Ma il buon samaritano è anche ogni vero seguace di Gesù, che ne imita le azioni e l’insegnamento, che conosce il rispetto e la comprensione, che mette in pratica l’amore per i fratelli senza pregiudizi di razza o di stato sociale.
Significativo a questo riguardo è lo spazio riservato da Gesù a personaggi samaritani: la donna del pozzo di Sichem e il samaritano compassionevole: figure emblematiche dissimili tra loro e con connotazioni diverse da quelle di genti confinanti, ma ambedue destinate, come tutti gli altri uomini, alla vita eterna.
Gesù ci ha così svelato la dignità di ogni uomo e la grandezza del suo destino, e con la sua morte e risurrezione ha aperto a tutti il passaggio verso il regno dei cieli.

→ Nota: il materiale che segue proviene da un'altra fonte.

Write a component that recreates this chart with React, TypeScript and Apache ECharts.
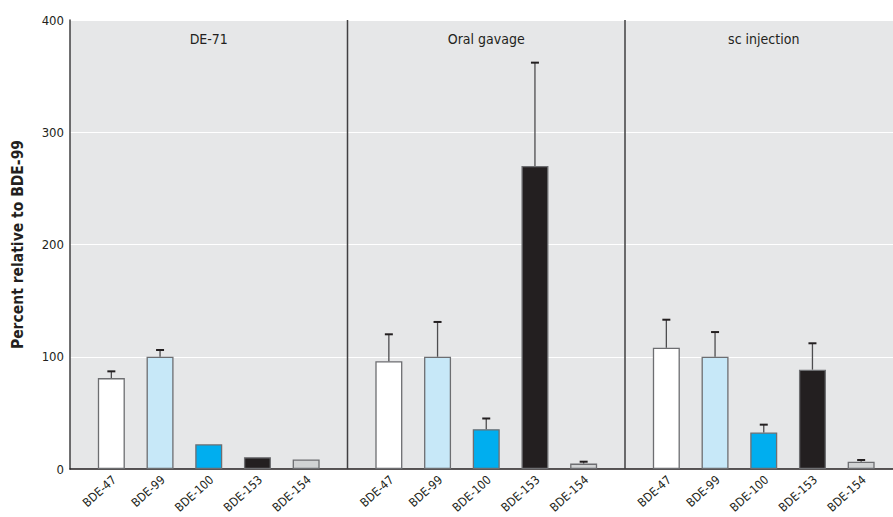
import React, { useEffect, useRef } from "react";
import * as echarts from "echarts";

const compounds = ["BDE-47", "BDE-99", "BDE-100", "BDE-153", "BDE-154"];
const panels = ["DE-71", "Oral gavage", "sc injection"];
const barColors = ["#ffffff", "#c7e8f8", "#00aeef", "#231f20", "#d1d3d4"];

const de71Mean = [81, 100, 22, 10.5, 8.5];
const de71Upper = [87, 106, 22, 10.5, 8.5];
const oralMean = [96, 100, 35.5, 270, 4.8];
const oralUpper = [120, 131, 45, 362, 6.5];
const scMean = [108, 100, 32.5, 88.5, 6.5];
const scUpper = [133, 122, 39.5, 112, 8];

const yTicks = [0, 100, 200, 300, 400];

const means = [de71Mean, oralMean, scMean];
const uppers = [de71Upper, oralUpper, scUpper];

const FONT = "'Liberation Sans Narrow', 'DejaVu Sans Condensed', 'Roboto Condensed', sans-serif";

export default function App() {
  const ref = useRef<HTMLDivElement>(null);
  useEffect(() => {
    if (!ref.current) return;
    const chart = echarts.init(ref.current, null, { renderer: "svg" });
    const plotLeft = 70;
    const plotTop = 20;
    const plotBottom = 48;
    const panelW = 277.5;
    const inset = 17;
    const innerW = panelW - 2 * inset;

    const grids: any[] = [
      {
        left: plotLeft,
        right: 0,
        top: plotTop,
        bottom: plotBottom,
        show: true,
        backgroundColor: "#e6e7e8",
        borderWidth: 0,
      },
    ];
    const xAxes: any[] = [
      {
        gridIndex: 0,
        type: "value",
        min: 0,
        max: 1,
        axisLine: { show: true, onZero: false, lineStyle: { color: "#231f20", width: 1.5 } },
        axisTick: { show: false },
        axisLabel: { show: false },
        splitLine: { show: false },
      },
    ];
    const yAxes: any[] = [
      {
        gridIndex: 0,
        type: "value",
        min: yTicks[0],
        max: yTicks[yTicks.length - 1],
        interval: 100,
        name: "Percent relative to BDE-99",
        nameLocation: "middle",
        nameGap: 44,
        nameTextStyle: { fontFamily: FONT, fontSize: 15.5, fontWeight: "bold", color: "#231f20" },
        axisLine: { show: true, lineStyle: { color: "#414042", width: 1.5 } },
        axisTick: { show: false },
        axisLabel: { fontFamily: FONT, fontSize: 13, color: "#231f20", margin: 6 },
        splitLine: { show: true, lineStyle: { color: "#ffffff", width: 1.2 } },
      },
    ];
    const series: any[] = [];
    const graphics: any[] = [];

    panels.forEach((p, i) => {
      const gi = i + 1;
      grids.push({
        left: plotLeft + i * panelW + inset,
        width: innerW,
        top: plotTop,
        bottom: plotBottom,
      });
      xAxes.push({
        gridIndex: gi,
        type: "category",
        data: compounds,
        axisLine: { show: false },
        axisTick: { show: false },
        axisLabel: { show: false },
      });
      yAxes.push({
        gridIndex: gi,
        type: "value",
        min: 0,
        max: 400,
        interval: 100,
        show: false,
        splitLine: { show: false },
      });
      series.push({
        type: "bar",
        xAxisIndex: gi,
        yAxisIndex: gi,
        barWidth: 27,
        data: means[i].map((v, k) => ({
          value: v,
          itemStyle: { color: barColors[k], borderColor: "#6d6e71", borderWidth: 1.3 },
        })),
        z: 3,
      });
      series.push({
        type: "custom",
        xAxisIndex: gi,
        yAxisIndex: gi,
        z: 4,
        clip: false,
        data: means[i].map((v, k) => [k, v, uppers[i][k]]),
        renderItem: (params: any, api: any) => {
          const m = api.value(1);
          const u = api.value(2);
          const idx = api.value(0);
          const base = api.coord([idx, m]);
          const top = api.coord([idx, u]);
          const zero = api.coord([idx, 0]);
          const children: any[] = [
            {
              type: "text",
              x: zero[0] + 3,
              y: zero[1] + 9,
              rotation: (42 * Math.PI) / 180,
              style: {
                text: compounds[idx],
                fontFamily: FONT,
                fontSize: 12,
                fill: "#231f20",
                align: "right",
                verticalAlign: "middle",
              },
            },
          ];
          if (u > m) {
            children.push(
              {
                type: "line",
                shape: { x1: base[0], y1: base[1], x2: top[0], y2: top[1] },
                style: { stroke: "#4d4d4f", lineWidth: 1.3 },
              },
              {
                type: "line",
                shape: { x1: top[0] - 4, y1: top[1], x2: top[0] + 4, y2: top[1] },
                style: { stroke: "#231f20", lineWidth: 2 },
              }
            );
          }
          return { type: "group", children };
        },
      });
      graphics.push({
        type: "text",
        x: plotLeft + i * panelW + panelW / 2,
        y: 39,
        style: {
          text: p,
          fontFamily: FONT,
          fontSize: 14,
          fill: "#231f20",
          textAlign: "center",
          textVerticalAlign: "middle",
        },
      });
      if (i > 0) {
        graphics.push({
          type: "line",
          shape: {
            x1: plotLeft + i * panelW,
            y1: plotTop,
            x2: plotLeft + i * panelW,
            y2: 517 - plotBottom,
          },
          style: { stroke: "#414042", lineWidth: 1.5 },
          z: 10,
        });
      }
    });

    chart.setOption({
      animation: false,
      backgroundColor: "#ffffff",
      grid: grids,
      xAxis: xAxes,
      yAxis: yAxes,
      series,
      graphic: graphics,
    });
    return () => chart.dispose();
  }, []);
  return <div ref={ref} style={{ width: 893, height: 517, position: "absolute", left: 0, top: 0 }} />;
}
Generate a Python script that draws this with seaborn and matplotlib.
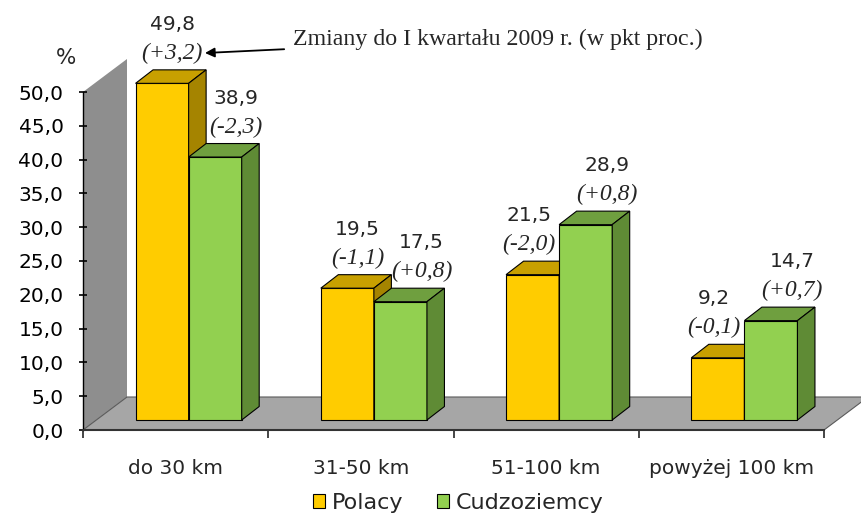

L’apostolo Paolo, nella lettera agli abitanti di Colossi, che abbiamo appena ascoltato, ricorda anche a noi: “Egli è principio, primogenito di quelli che risorgono dai morti, perché sia lui ad avere il primato su tutte le cose… per mezzo di lui e in vista di lui siano riconciliate tutte le cose, avendo pacificato con il sangue della sua croce sia le cose che stanno sulla terra, sia quelle che stanno nei cieli” (Col 1,18-20).
Oggi noi viviamo un momento colmo di significati simbolici.
Siamo saliti sulla montagna, cammino di purificazione che compiva anche Gesù quando sembrava voler avvicinare la terra al cielo per entrare in intimità con il Padre.
Poi siamo entrati qui, un po’ più vicini al cuore della terra, in questo nascondimento che è figura del segreto del nostro cuore, dove, nel raccoglimento, possiamo scoprire tesori insospettati.
Anche gli antichi monaci, nel silenzio e nell’ombra delle cripte, si concentravano nella preghiera e nella meditazione per rinascere nel seno di Dio.
E nell’oscurità del sepolcro è germinato per Gesù Cristo il prodigio luminoso della resurrezione, che, nel mistero, germinerà anche per noi.